Enogex Completes Transok Purchase

Enogex Inc. completed its acquisition of Transok LLC, a gatherer, processor and transporter of natural gas in Oklahoma and Texas. Enogex, a subsidiary of OGE Energy Corp., announced plans May 17 to buy Transok from Houston-based Tejas Gas LLC, an affiliate of Shell Oil Co. for $701 million (See Daily GPI May 18, 1999).

"We moved quickly through regulatory review, arranged the necessary financing and made significant progress toward integration without wavering from our initial time frame," said Steven E. Moore, OGE Energy CEO.

Integration of the Transok system with the Enogex network of pipelines will bring the total to about 10,000 miles of pipe with the capacity to transport more than 3 Bcf/d to a number of end-users and pipelines.
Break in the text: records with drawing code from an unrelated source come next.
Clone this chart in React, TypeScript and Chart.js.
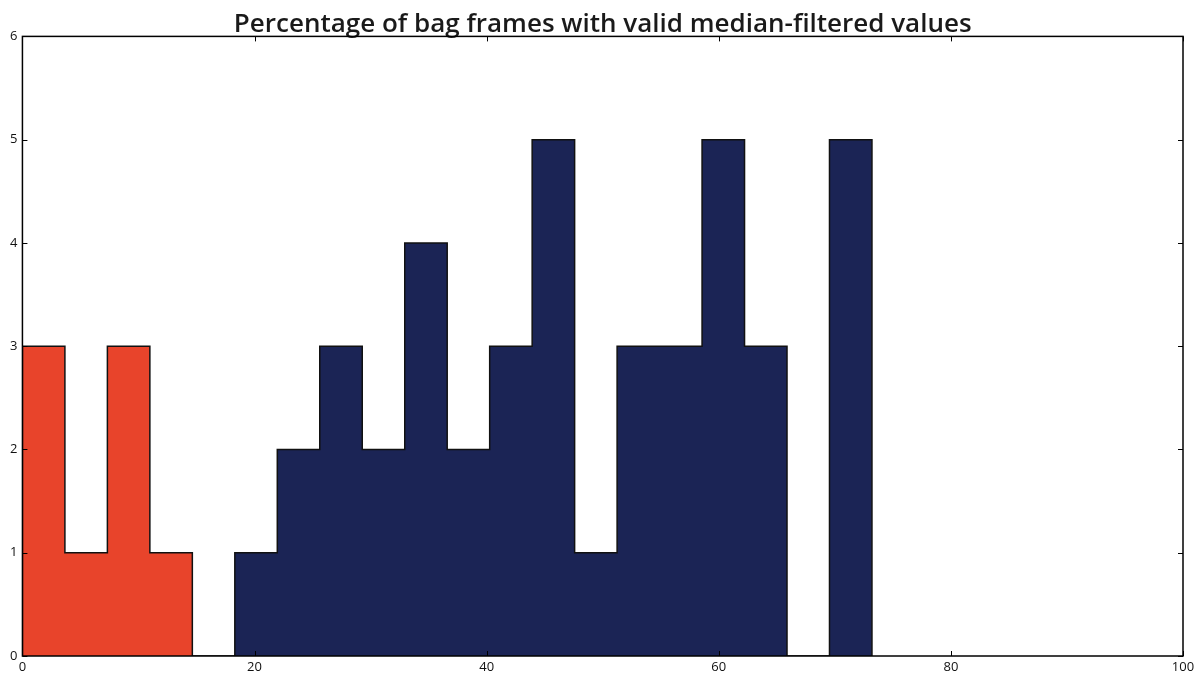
import React, { useEffect, useRef } from "react";
import { Chart, registerables } from "chart.js";

Chart.register(...registerables);

// Histogram bin edges (percentage of valid frames)
const binEdges = [
  0, 3.66, 7.32, 10.98, 14.64, 18.3, 21.96, 25.62, 29.28, 32.94, 36.6,
  40.26, 43.92, 47.58, 51.24, 54.9, 58.56, 62.22, 65.88, 69.54, 73.2,
];

// Counts per bin: first group (bins 0-3) and second group (bins 4-19)
const lowCounts = [3, 1, 3, 1];
const highCounts = [0, 1, 2, 3, 2, 4, 2, 3, 5, 1, 3, 3, 5, 3, 0, 5];
const lowStart = 0;
const highStart = 4;

const xTickMax = 100;
const xTickStep = 20;
const yTickMax = 6;
const yTickStep = 1;

const titleText = "Percentage of bag frames with valid median-filtered values";

// Build the closed step outline of a histogram segment
function stepOutline(start: number, counts: number[]) {
  const pts: { x: number; y: number }[] = [{ x: binEdges[start], y: 0 }];
  counts.forEach((c, i) => pts.push({ x: binEdges[start + i], y: c }));
  const end = binEdges[start + counts.length];
  pts.push({ x: end, y: counts[counts.length - 1] });
  pts.push({ x: end, y: 0 });
  return pts;
}

// Box frame plus inward-pointing ticks on all four sides
const frameTicks = {
  id: "frameTicks",
  afterDatasetsDraw(chart: any) {
    const { ctx, chartArea, scales } = chart;
    const { left, right, top, bottom } = chartArea;
    const len = 5;
    ctx.save();
    ctx.strokeStyle = "#000";
    ctx.lineWidth = 1;
    scales.x.ticks.forEach((t: any) => {
      const px = Math.round(scales.x.getPixelForValue(t.value)) + 0.5;
      ctx.beginPath();
      ctx.moveTo(px, bottom);
      ctx.lineTo(px, bottom - len);
      ctx.moveTo(px, top);
      ctx.lineTo(px, top + len);
      ctx.stroke();
    });
    scales.y.ticks.forEach((t: any) => {
      const py = Math.round(scales.y.getPixelForValue(t.value)) + 0.5;
      ctx.beginPath();
      ctx.moveTo(left, py);
      ctx.lineTo(left + len, py);
      ctx.moveTo(right, py);
      ctx.lineTo(right - len, py);
      ctx.stroke();
    });
    ctx.lineWidth = 1.5;
    ctx.strokeRect(left, top, right - left, bottom - top);
    ctx.restore();
  },
};

export default function App() {
  const canvasRef = useRef<HTMLCanvasElement | null>(null);

  useEffect(() => {
    if (!canvasRef.current) return;
    const chart = new Chart(canvasRef.current, {
      type: "line",
      data: {
        datasets: [
          {
            data: stepOutline(lowStart, lowCounts),
            stepped: "before",
            fill: "origin",
            backgroundColor: "#e8442b",
            borderColor: "#111",
            borderWidth: 1.5,
            pointRadius: 0,
          },
          {
            data: stepOutline(highStart, highCounts),
            stepped: "before",
            fill: "origin",
            backgroundColor: "#1b2455",
            borderColor: "#111",
            borderWidth: 1.5,
            pointRadius: 0,
          },
        ],
      },
      options: {
        responsive: false,
        animation: false,
        devicePixelRatio: 1,
        layout: { padding: { left: 5, right: 17, top: 0, bottom: 0 } },
        plugins: {
          legend: { display: false },
          tooltip: { enabled: false },
          title: {
            display: true,
            fullSize: false,
            text: titleText,
            color: "#1a1a1a",
            font: { family: "Open Sans", size: 26, weight: "600", lineHeight: 0.9 },
            padding: { top: 13, bottom: 0 },
          },
        },
        scales: {
          x: {
            type: "linear",
            min: 0,
            max: xTickMax,
            grid: { display: false, drawTicks: false },
            border: { display: false },
            ticks: {
              stepSize: xTickStep,
              padding: 5,
              color: "#111",
              font: { family: "Open Sans", size: 13, lineHeight: 1.0 },
              maxRotation: 0,
            },
          },
          y: {
            min: 0,
            max: yTickMax,
            grid: { display: false, drawTicks: false },
            border: { display: false },
            ticks: {
              stepSize: yTickStep,
              padding: 5,
              color: "#111",
              font: { family: "Open Sans", size: 13, lineHeight: 1.0 },
            },
          },
        },
      },
      plugins: [frameTicks],
    });
    return () => chart.destroy();
  }, []);

  return (
    <div
      style={{
        position: "fixed",
        left: 0,
        top: 0,
        width: 1200,
        height: 679,
        background: "#fff",
      }}
    >
      <canvas ref={canvasRef} width={1200} height={679} />
    </div>
  );
}
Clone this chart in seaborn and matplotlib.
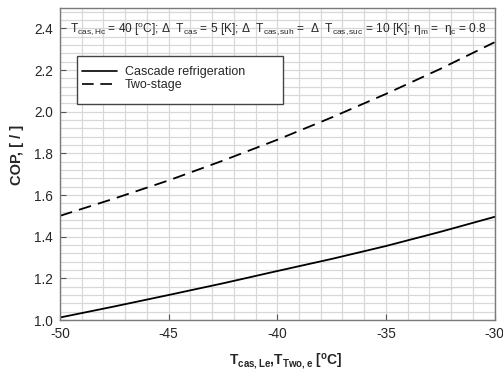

Combined gas storage capacity will be nearly 23 Bcf. Together, the companies have interests in 15 gas processing plants.

"We are very excited about the possibilities this acquisition creates for OGE and Enogex," said Roger Farrell, Enogex CEO. "It will provide our producers and transportation customers with greater options and position us to compete favorably in a deregulated marketplace. Equally important, we expect this acquisition to deliver positive earnings during its first full year of operation.